I wonder also if there’s not a relationship between ageing and a desire to focus more on understanding rather than condemning. As I get older I’m becoming more and more fascinated by doubt. Life seems dramatically richer, and more nuanced, than it did when I was younger. I’m far more interested in questions than answers. I now think of curiosity and love as inextricably connected. Finding the most beautiful and powerful questions seems to me just about the most useful way of spending a life. How far away my younger self appears! The evangelical student activist burning with certainty and righteousness, ablaze with fixed beliefs. I don’t think I’d be able to talk to that young man any more. I’m not sure he’d be able to listen. If he could, I’d probably say to him, ‘cherish the questions themselves, like closed rooms and like books written in a very strange tongue, live everything, live the questions now’.2

 

*

 

Days in that little room at Birkbeck as a succession of women and men arrive, talk about their working lives and the ethical choices they’ve made, and then leave.
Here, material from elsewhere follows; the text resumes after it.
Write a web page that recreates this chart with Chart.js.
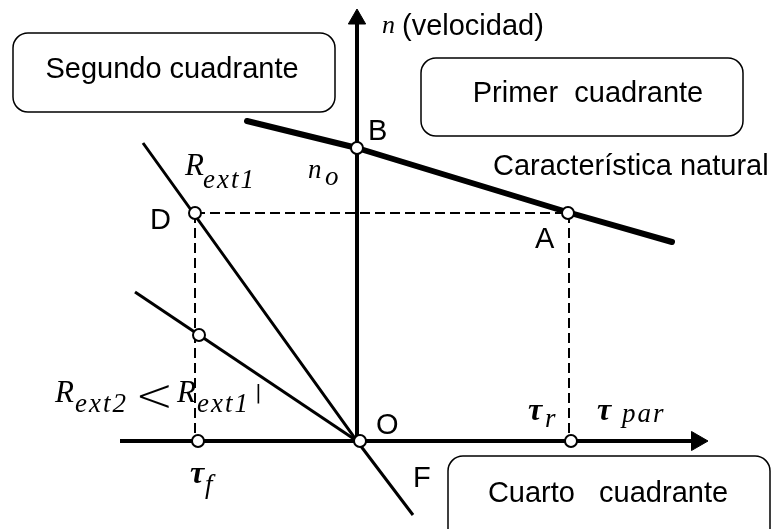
<!DOCTYPE html>
<html>
<head>
<meta charset="utf-8">
<script src="https://cdn.jsdelivr.net/npm/chart.js@4.4.1/dist/chart.umd.min.js"></script>
<style>
  html, body { margin: 0; padding: 0; background: #fff; }
</style>
</head>
<body>
<canvas id="diagram" width="782" height="529"></canvas>
<script>
// Cuadrantes de funcionamiento del motor: par (tau) en x, velocidad (n) en y.
// Unidades arbitrarias, origen en O.

// ── Datos ────────────────────────────────────────────────────────────────
const TAU_AXIS = [-237, 335];            // eje del par
const N_AXIS = [0, 418];                 // eje de la velocidad
const TAU_ARROW = 340;
const N_ARROW = 422;

const NATURAL_TAU = [-110, 0, 210, 315]; // característica natural
const NATURAL_N = [320, 293, 229, 199];

const REXT1_TAU = [-214, 0, 56];         // recta con R_ext1 (pasa por D, O, F)
const REXT1_N = [298, 0, -74];
const REXT2_TAU = [-222, 0];             // recta con R_ext2
const REXT2_N = [149, 0];

const N_WORK = 228;                      // velocidad de A y D
const TAU_R = 212;                       // par resistente
const TAU_F = -162;                      // par de frenado

// puntos marcados: B, A, D, corte con R_ext2, tau_f, O, tau_r
const MARK_TAU = [0, 211, -162, -158, -159, 3, 214];
const MARK_N = [293, 228, 228, 106, 0, 0, 0];

// ── Estilos ──────────────────────────────────────────────────────────────
const INK = '#000';
const SANS = '29px "Liberation Sans", Arial, sans-serif';
const SERIF_I = 'italic 31px "Liberation Serif", serif';
const SUB_I = 'italic 27px "Liberation Serif", serif';
const TAU_FONT = 'bold italic 32px "Liberation Serif", serif';

// textos: [texto, tau, n, fuente, alineación]
const LABELS = [
    ['Segundo cuadrante', -185, 363, SANS, 'center'],
    ['Primer  cuadrante', 231, 339, SANS, 'center'],
    ['Cuarto   cuadrante', 251, -61, SANS, 'center'],
    ['Característica natural', 136, 266, SANS, 'left'],
    ['(velocidad)', 45, 406, SANS, 'left'],
    ['n', 25, 408, 'italic 26px "Liberation Serif", serif', 'left'],
    ['B', 11, 301, SANS, 'left'],
    ['D', -207, 212, SANS, 'left'],
    ['A', 178, 193, SANS, 'left'],
    ['O', 19, 7, SANS, 'left'],
    ['F', 56, -46, SANS, 'left'],
    ['n', -49, 263, SUB_I, 'left'],
    ['o', -32, 256, SUB_I, 'left'],
    ['R', -172, 266, SERIF_I, 'left'],
    ['ext1', -154, 253, SUB_I, 'left'],
    ['R', -302, 39, SERIF_I, 'left'],
    ['ext2', -282, 29, SUB_I, 'left'],
    ['<', -222, 30, '200 46px "DejaVu Sans", sans-serif', 'left'],
    ['R', -180, 39, SERIF_I, 'left'],
    ['ext1', -160, 29, SUB_I, 'left'],
    ['|', -102, 42, '20px "DejaVu Sans", sans-serif', 'left'],
    ['τ', -167, -42, TAU_FONT, 'left'],
    ['f', -152, -52, SUB_I, 'left'],
    ['τ', 171, 21, TAU_FONT, 'left'],
    ['r', 188, 14, SUB_I, 'left'],
    ['τ', 240, 21, TAU_FONT, 'left'],
    ['par', 265, 19, SUB_I, 'left']
];

// recuadros de los cuadrantes: [tau0, n0, tau1, n1]
const BOXES = [
    [-344, 408, -22, 329],
    [64, 383, 386, 305],
    [91, -15, 413, -104]
];

const pts = (xs, ys) => xs.map((x, i) => ({ x, y: ys[i] }));

function line(data, width, opts = {}) {
    return Object.assign({
        data,
        showLine: true,
        borderColor: INK,
        borderWidth: width,
        pointRadius: 0,
        order: 2
    }, opts);
}

// ── Recuadros y textos ───────────────────────────────────────────────────
const annotations = {
    id: 'annotations',
    beforeDatasetsDraw(chart) {
        const { ctx, scales: { x, y } } = chart;
        ctx.save();
        ctx.strokeStyle = INK;
        ctx.lineWidth = 1.5;
        BOXES.forEach(([t0, n0, t1, n1]) => {
            const px0 = x.getPixelForValue(t0), py0 = y.getPixelForValue(n0);
            const px1 = x.getPixelForValue(t1), py1 = y.getPixelForValue(n1);
            ctx.beginPath();
            ctx.roundRect(px0, py0, px1 - px0, py1 - py0, 15);
            ctx.stroke();
        });
        ctx.restore();
    },
    afterDatasetsDraw(chart) {
        const { ctx, scales: { x, y } } = chart;
        ctx.save();
        ctx.fillStyle = INK;
        ctx.textBaseline = 'alphabetic';
        LABELS.forEach(([text, t, n, font, align]) => {
            ctx.font = font;
            ctx.textAlign = align;
            ctx.letterSpacing = font === SUB_I ? '2px' : '0px';
            ctx.fillText(text, x.getPixelForValue(t), y.getPixelForValue(n));
        });
        ctx.restore();
    }
};

new Chart(document.getElementById('diagram'), {
    type: 'scatter',
    data: {
        datasets: [
            // puntos de funcionamiento
            {
                data: pts(MARK_TAU, MARK_N),
                pointRadius: 6,
                pointBorderWidth: 2,
                pointBackgroundColor: '#fff',
                pointBorderColor: INK,
                order: 0
            },
            // flechas de los ejes
            {
                data: [{ x: 0, y: N_ARROW }],
                pointStyle: 'triangle',
                pointRadius: 10,
                pointRotation: 0,
                pointBackgroundColor: INK,
                pointBorderColor: INK,
                order: 1
            },
            {
                data: [{ x: TAU_ARROW, y: 0 }],
                pointStyle: 'triangle',
                pointRadius: 11,
                pointRotation: 90,
                pointBackgroundColor: INK,
                pointBorderColor: INK,
                order: 1
            },
            line(pts(TAU_AXIS, [0, 0]), 4),
            line(pts([0, 0], N_AXIS), 4),
            line(pts(NATURAL_TAU, NATURAL_N), 6, { borderCapStyle: 'round', borderJoinStyle: 'round' }),
            line(pts(REXT1_TAU, REXT1_N), 3),
            line(pts(REXT2_TAU, REXT2_N), 3),
            // proyecciones
            line(pts([TAU_F, TAU_R], [N_WORK, N_WORK]), 2, { borderDash: [10, 5] }),
            line(pts([TAU_R, TAU_R], [N_WORK, 0]), 2, { borderDash: [10, 5] }),
            line(pts([TAU_F, TAU_F], [N_WORK, 0]), 2, { borderDash: [10, 5] })
        ]
    },
    options: {
        responsive: false,
        animation: false,
        events: [],
        layout: { autoPadding: false, padding: 0 },
        plugins: { legend: { display: false }, tooltip: { enabled: false } },
        scales: {
            x: { type: 'linear', min: -357, max: 425, display: false },
            y: { type: 'linear', min: -88, max: 441, display: false }
        }
    },
    plugins: [annotations]
});
</script>
</body>
</html>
I’m totally unprepared for how draining the experience is; an intensity of listening, over hours, of not wanting to miss a single word or inflection, each of which could be significant. I’d made a decision – influenced strongly by Gitta Sereny’s approach to her interviewees – that (for the duration of the interviews) I would completely repress my instinct to judge or challenge what people told me. The most important thing was to engage with everyone in as empathetic a way as possible, to let people express themselves in the language they chose, to learn as much as I could about their backgrounds, their ethical values, what they had wanted to achieve when they started their working lives. Naturally, this was extremely difficult at times; I could feel myself straining at the leash on a number of occasions, but I never lost control, because I knew this would shut the interview down, and, in the process, remove all possibility of finding out what I wanted to discover.